== TASK TO COMPLETE ==
Pictures aside, quote the whole listing exactly.

# START OF RECORDED DATA

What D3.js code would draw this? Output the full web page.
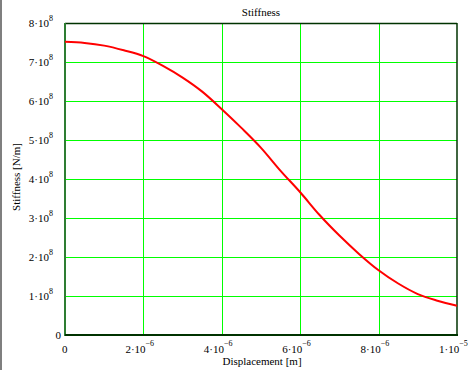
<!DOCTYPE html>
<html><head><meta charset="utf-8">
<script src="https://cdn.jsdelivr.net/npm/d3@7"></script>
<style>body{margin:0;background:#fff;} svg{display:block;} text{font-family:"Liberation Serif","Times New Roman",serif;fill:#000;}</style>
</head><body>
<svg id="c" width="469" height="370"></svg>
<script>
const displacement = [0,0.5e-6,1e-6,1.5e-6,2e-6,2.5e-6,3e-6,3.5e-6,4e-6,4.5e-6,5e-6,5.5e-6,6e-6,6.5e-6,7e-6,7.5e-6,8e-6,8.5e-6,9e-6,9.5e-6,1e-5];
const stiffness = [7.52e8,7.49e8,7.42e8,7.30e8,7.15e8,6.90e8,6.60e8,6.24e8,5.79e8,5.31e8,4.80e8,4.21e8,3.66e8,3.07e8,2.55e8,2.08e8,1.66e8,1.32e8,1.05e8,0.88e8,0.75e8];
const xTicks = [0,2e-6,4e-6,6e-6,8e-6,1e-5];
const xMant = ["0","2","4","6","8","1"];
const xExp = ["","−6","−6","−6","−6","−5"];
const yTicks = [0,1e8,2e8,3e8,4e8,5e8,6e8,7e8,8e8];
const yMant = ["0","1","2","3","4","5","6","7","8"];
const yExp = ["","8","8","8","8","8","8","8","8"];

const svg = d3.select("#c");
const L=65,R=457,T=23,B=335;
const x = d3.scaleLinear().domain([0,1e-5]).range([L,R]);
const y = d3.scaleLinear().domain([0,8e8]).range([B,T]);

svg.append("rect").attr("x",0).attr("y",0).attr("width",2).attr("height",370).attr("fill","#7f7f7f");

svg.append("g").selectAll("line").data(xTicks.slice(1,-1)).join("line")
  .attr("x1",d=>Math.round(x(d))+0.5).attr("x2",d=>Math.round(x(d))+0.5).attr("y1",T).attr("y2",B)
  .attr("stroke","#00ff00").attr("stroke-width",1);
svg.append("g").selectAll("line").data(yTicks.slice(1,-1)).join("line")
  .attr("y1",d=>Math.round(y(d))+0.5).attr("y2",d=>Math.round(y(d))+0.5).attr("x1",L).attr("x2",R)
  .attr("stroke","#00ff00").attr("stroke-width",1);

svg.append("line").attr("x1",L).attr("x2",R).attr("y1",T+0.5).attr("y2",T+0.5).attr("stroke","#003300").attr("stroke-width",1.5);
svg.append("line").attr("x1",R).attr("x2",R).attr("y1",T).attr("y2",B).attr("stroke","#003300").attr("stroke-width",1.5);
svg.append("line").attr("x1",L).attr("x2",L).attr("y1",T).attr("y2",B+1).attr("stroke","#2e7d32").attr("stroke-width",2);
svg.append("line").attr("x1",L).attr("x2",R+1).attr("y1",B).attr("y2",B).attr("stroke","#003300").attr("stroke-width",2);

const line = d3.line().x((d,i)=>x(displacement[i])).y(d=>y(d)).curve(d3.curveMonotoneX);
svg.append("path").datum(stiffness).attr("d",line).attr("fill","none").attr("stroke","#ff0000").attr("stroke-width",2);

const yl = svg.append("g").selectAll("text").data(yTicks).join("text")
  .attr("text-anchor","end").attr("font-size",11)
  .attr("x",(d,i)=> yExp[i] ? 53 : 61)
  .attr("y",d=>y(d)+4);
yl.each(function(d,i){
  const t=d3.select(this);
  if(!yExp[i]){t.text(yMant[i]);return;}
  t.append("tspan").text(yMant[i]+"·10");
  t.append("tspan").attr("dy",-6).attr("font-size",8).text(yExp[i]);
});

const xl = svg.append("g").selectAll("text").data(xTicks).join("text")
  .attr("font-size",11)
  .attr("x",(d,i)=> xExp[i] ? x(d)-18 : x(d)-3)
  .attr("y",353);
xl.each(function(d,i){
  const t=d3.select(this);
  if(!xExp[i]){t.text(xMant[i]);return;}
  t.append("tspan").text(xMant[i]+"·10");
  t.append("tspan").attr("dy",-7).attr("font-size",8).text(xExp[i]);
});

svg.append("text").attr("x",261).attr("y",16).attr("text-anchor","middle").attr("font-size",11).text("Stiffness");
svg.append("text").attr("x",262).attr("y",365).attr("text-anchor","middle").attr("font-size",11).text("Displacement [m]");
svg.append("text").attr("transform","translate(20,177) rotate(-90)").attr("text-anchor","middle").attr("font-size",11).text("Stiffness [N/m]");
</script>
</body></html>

# END OF RECORDED DATA

== RESPONSE TO THIS EXERCISE ==
What D3.js code would draw this? Output the full web page.
<!DOCTYPE html>
<html><head><meta charset="utf-8">
<script src="https://cdn.jsdelivr.net/npm/d3@7"></script>
<style>body{margin:0;background:#fff;} svg{display:block;} text{font-family:"Liberation Serif","Times New Roman",serif;fill:#000;}</style>
</head><body>
<svg id="c" width="469" height="370"></svg>
<script>
const displacement = [0,0.5e-6,1e-6,1.5e-6,2e-6,2.5e-6,3e-6,3.5e-6,4e-6,4.5e-6,5e-6,5.5e-6,6e-6,6.5e-6,7e-6,7.5e-6,8e-6,8.5e-6,9e-6,9.5e-6,1e-5];
const stiffness = [7.52e8,7.49e8,7.42e8,7.30e8,7.15e8,6.90e8,6.60e8,6.24e8,5.79e8,5.31e8,4.80e8,4.21e8,3.66e8,3.07e8,2.55e8,2.08e8,1.66e8,1.32e8,1.05e8,0.88e8,0.75e8];
const xTicks = [0,2e-6,4e-6,6e-6,8e-6,1e-5];
const xMant = ["0","2","4","6","8","1"];
const xExp = ["","−6","−6","−6","−6","−5"];
const yTicks = [0,1e8,2e8,3e8,4e8,5e8,6e8,7e8,8e8];
const yMant = ["0","1","2","3","4","5","6","7","8"];
const yExp = ["","8","8","8","8","8","8","8","8"];

const svg = d3.select("#c");
const L=65,R=457,T=23,B=335;
const x = d3.scaleLinear().domain([0,1e-5]).range([L,R]);
const y = d3.scaleLinear().domain([0,8e8]).range([B,T]);

svg.append("rect").attr("x",0).attr("y",0).attr("width",2).attr("height",370).attr("fill","#7f7f7f");

svg.append("g").selectAll("line").data(xTicks.slice(1,-1)).join("line")
  .attr("x1",d=>Math.round(x(d))+0.5).attr("x2",d=>Math.round(x(d))+0.5).attr("y1",T).attr("y2",B)
  .attr("stroke","#00ff00").attr("stroke-width",1);
svg.append("g").selectAll("line").data(yTicks.slice(1,-1)).join("line")
  .attr("y1",d=>Math.round(y(d))+0.5).attr("y2",d=>Math.round(y(d))+0.5).attr("x1",L).attr("x2",R)
  .attr("stroke","#00ff00").attr("stroke-width",1);

svg.append("line").attr("x1",L).attr("x2",R).attr("y1",T+0.5).attr("y2",T+0.5).attr("stroke","#003300").attr("stroke-width",1.5);
svg.append("line").attr("x1",R).attr("x2",R).attr("y1",T).attr("y2",B).attr("stroke","#003300").attr("stroke-width",1.5);
svg.append("line").attr("x1",L).attr("x2",L).attr("y1",T).attr("y2",B+1).attr("stroke","#2e7d32").attr("stroke-width",2);
svg.append("line").attr("x1",L).attr("x2",R+1).attr("y1",B).attr("y2",B).attr("stroke","#003300").attr("stroke-width",2);

const line = d3.line().x((d,i)=>x(displacement[i])).y(d=>y(d)).curve(d3.curveMonotoneX);
svg.append("path").datum(stiffness).attr("d",line).attr("fill","none").attr("stroke","#ff0000").attr("stroke-width",2);

const yl = svg.append("g").selectAll("text").data(yTicks).join("text")
  .attr("text-anchor","end").attr("font-size",11)
  .attr("x",(d,i)=> yExp[i] ? 53 : 61)
  .attr("y",d=>y(d)+4);
yl.each(function(d,i){
  const t=d3.select(this);
  if(!yExp[i]){t.text(yMant[i]);return;}
  t.append("tspan").text(yMant[i]+"·10");
  t.append("tspan").attr("dy",-6).attr("font-size",8).text(yExp[i]);
});

const xl = svg.append("g").selectAll("text").data(xTicks).join("text")
  .attr("font-size",11)
  .attr("x",(d,i)=> xExp[i] ? x(d)-18 : x(d)-3)
  .attr("y",353);
xl.each(function(d,i){
  const t=d3.select(this);
  if(!xExp[i]){t.text(xMant[i]);return;}
  t.append("tspan").text(xMant[i]+"·10");
  t.append("tspan").attr("dy",-7).attr("font-size",8).text(xExp[i]);
});

svg.append("text").attr("x",261).attr("y",16).attr("text-anchor","middle").attr("font-size",11).text("Stiffness");
svg.append("text").attr("x",262).attr("y",365).attr("text-anchor","middle").attr("font-size",11).text("Displacement [m]");
svg.append("text").attr("transform","translate(20,177) rotate(-90)").attr("text-anchor","middle").attr("font-size",11).text("Stiffness [N/m]");
</script>
</body></html>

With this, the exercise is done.